I believe in home, though if you knew my story you might wonder.
I grew up in a family of four in Phoenix, Arizona, and suburban Southern California. Every few years we moved. Sometimes we moved for my dad’s career in aerospace engineering. One time we moved to a drier climate for my brother’s asthma. Several times we moved simply because a better house beckoned. Counting up the moves the other day, I realized I faced new neighborhoods seven times.
Since my marriage in 1978, my wife and I have called nine places home, from Amish Pennsylvania to rural Virginia, from suburban Texas to small-town Indiana. We’ve put down roots only to uproot again–and again. Each move made sense at the time, but more than once we grew weary of the coming and going, the leaving and readjusting.
In 1994, we moved to a town outside of Nashville, where we have lived ever since. We may well retire here.
But as much as I love our two-story Cape Cod, I can’t predict that this will remain our home for good. Who can say for sure that any place will?
The other day my wife reminded me of how over the years we would reassure our reluctant kids when we knew another move was on the horizon. We would ask, “What’s the best part of moving?” Then we’d coax them with an answer: “We all get to move together.” We made our houses home, we tried to say, wherever it was.

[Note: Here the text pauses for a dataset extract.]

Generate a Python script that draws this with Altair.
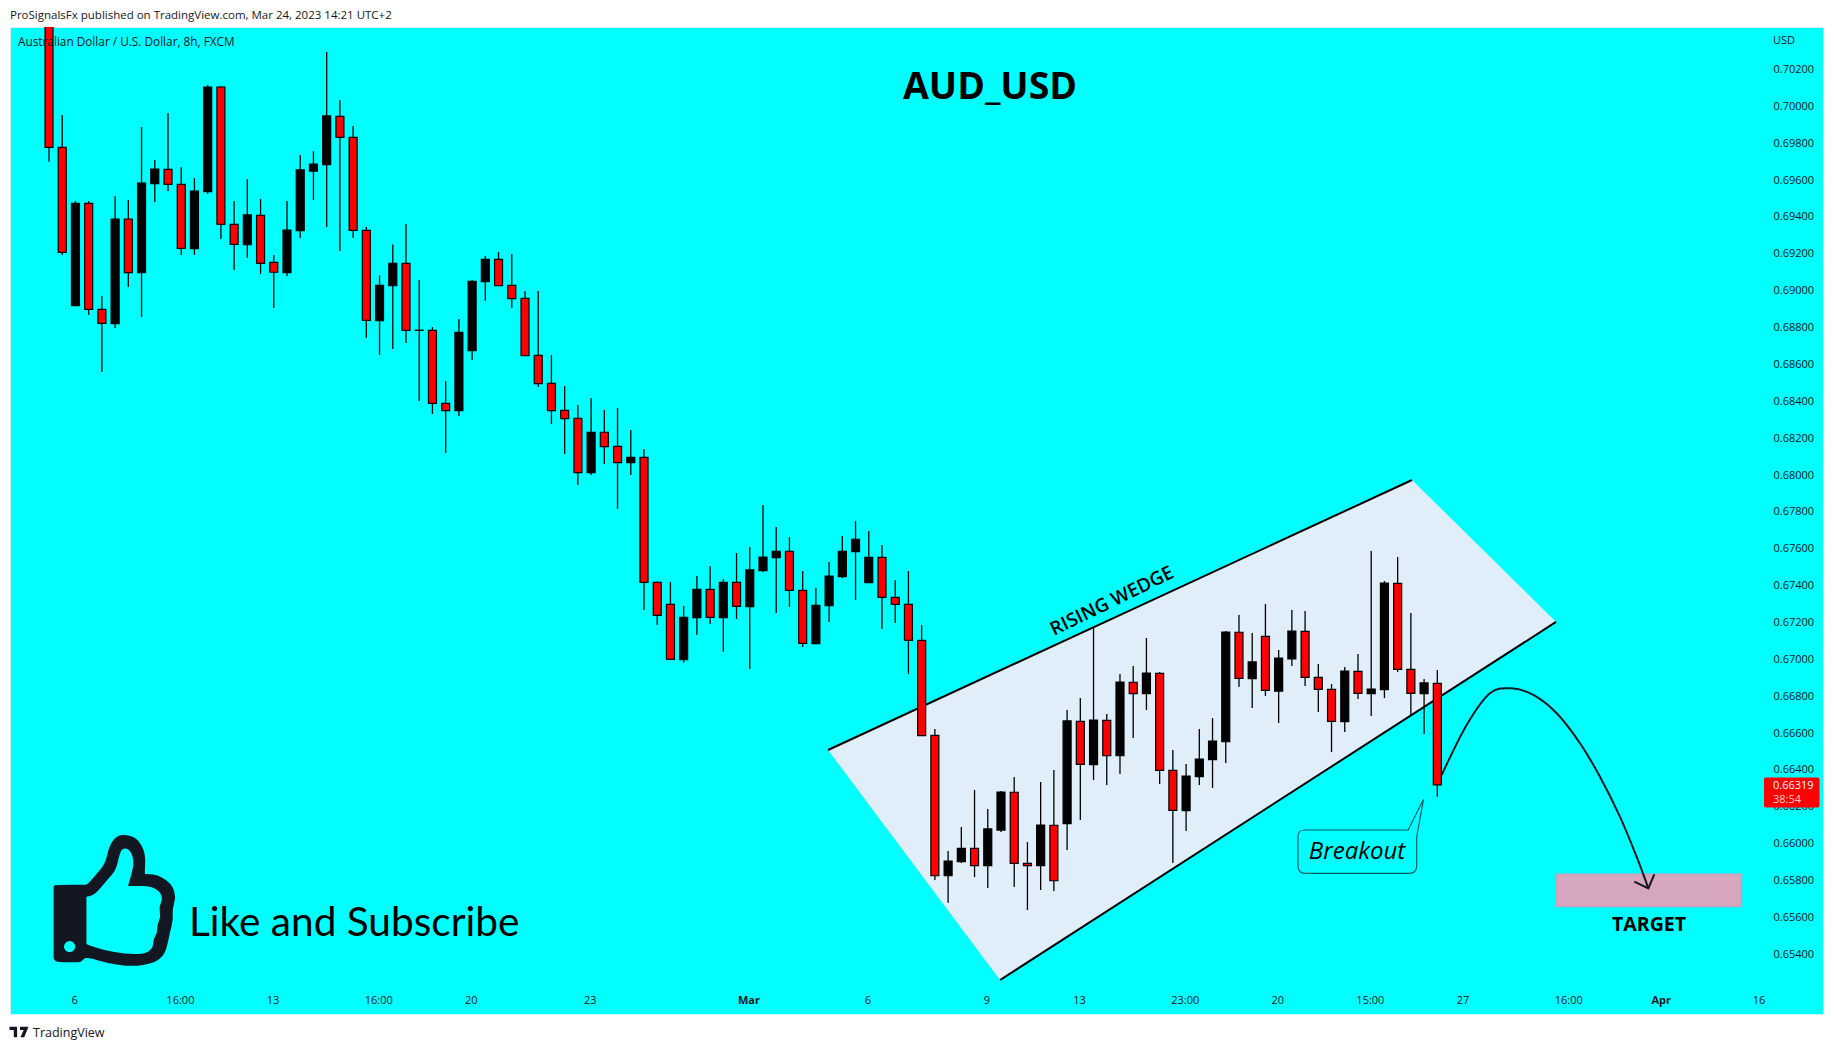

I believe in home because it is more than the walls and windows, more than the front entrance or the kitchen’s cooking smells. I believe that home hinges on things both more durable and intangible.
Not long ago, when all of us gathered for a holiday with our children, two of whom are grown and married, we did a craft exercise around our dining room table. We decorated small boxes and then wrote brief notes of appreciation for each person, to be placed in the slots cut out of the cardboard tops. I was touched by what I read. The note my wife, Jill, wrote to me echoed the old Robert Browning poem “Grow old along with me; the best is yet to be,” then went on, “The kids will grow up and go away, but you and me, we’ll stay and stay.”
Times like that remind me how home is not so much a “where” or a “what” as a “who.” Home is the place where you gather with people who care and with the people you care about. In my family, we’ve lived in spacious dwellings and plain quarters, two-story houses and cramped apartments. Wherever it was, there we were, so it was home.